A flaming chalice is the most widely used symbol of Unitarianism and Unitarian Universalism (UUism) and the official logo of the Unitarian Universalist Association (UUA) and other Unitarian and UU churches and societies.
The symbol had its origins in a logo designed by Austrian refugee Hans Deutsch for the Unitarian Service Committee (USC) (now the Unitarian Universalist Service Committee) during World War II. According to USC director Charles Joy, Deutsch took his inspiration from the chalices of oil burned on ancient Greek and Roman altars. It became an underground symbol in occupied Europe during World War II for assistance to help Unitarians, Jews, and other people escape Nazi persecution.
The chalice symbol is often shown surrounded by two linked rings (see illustration).
The two linked rings were used as an early symbol for the Unitarian Universalist Association, signifying the joining of Unitarianism and Universalism. In August 1962, the newsletter of the Midwestern Unitarian Universalist Association began using a chalice symbol drawn inside the two interlocking rings, as drawn by Betty King.

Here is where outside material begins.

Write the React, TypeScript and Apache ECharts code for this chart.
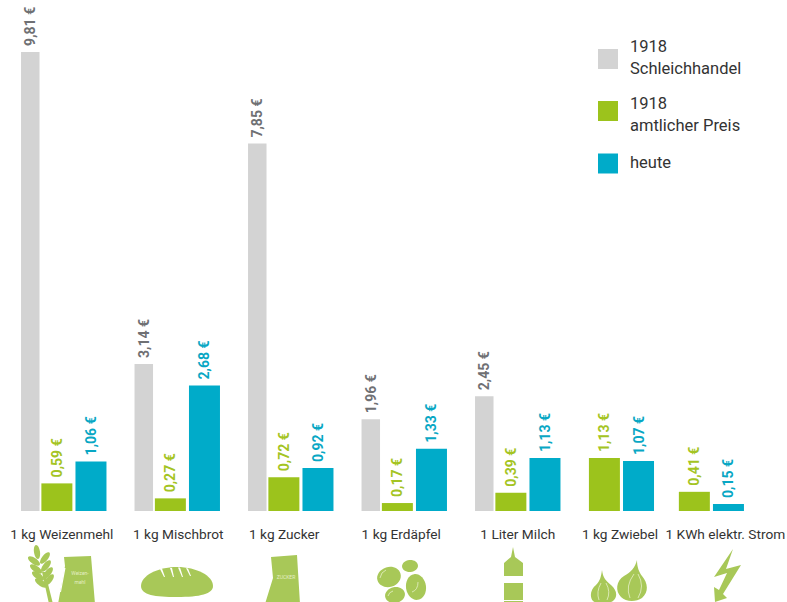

There is no orthodox interpretation of the flaming chalice symbol. In one interpretation, the chalice is a symbol of religious freedom from the impositions of doctrine by a hierarchy and open to participation by all; the flame is interpreted as a memorial to those throughout history who sacrificed their lives for the cause of religious liberty. In another interpretation, the flaming chalice resembles a cross, symbolic of the Christian roots of Unitarian Universalism.
Later, associations were made between this symbol and the Hussites religious sect. Czech reformer Jan Hus (1369–1415) began reading the Bible to his congregations in their native language, while the Catholic Church demanded that the Bible only be read in Latin. Also, during communion, the chalice was reserved for the clergy; the laity only received bread. When a church council condemned the practice of priests who were giving the chalice to their congregants, Hus refused to support the condemnation. After his execution by burning in 1415, followers of Hus adopted the "lay chalice" as an important symbol of their movement.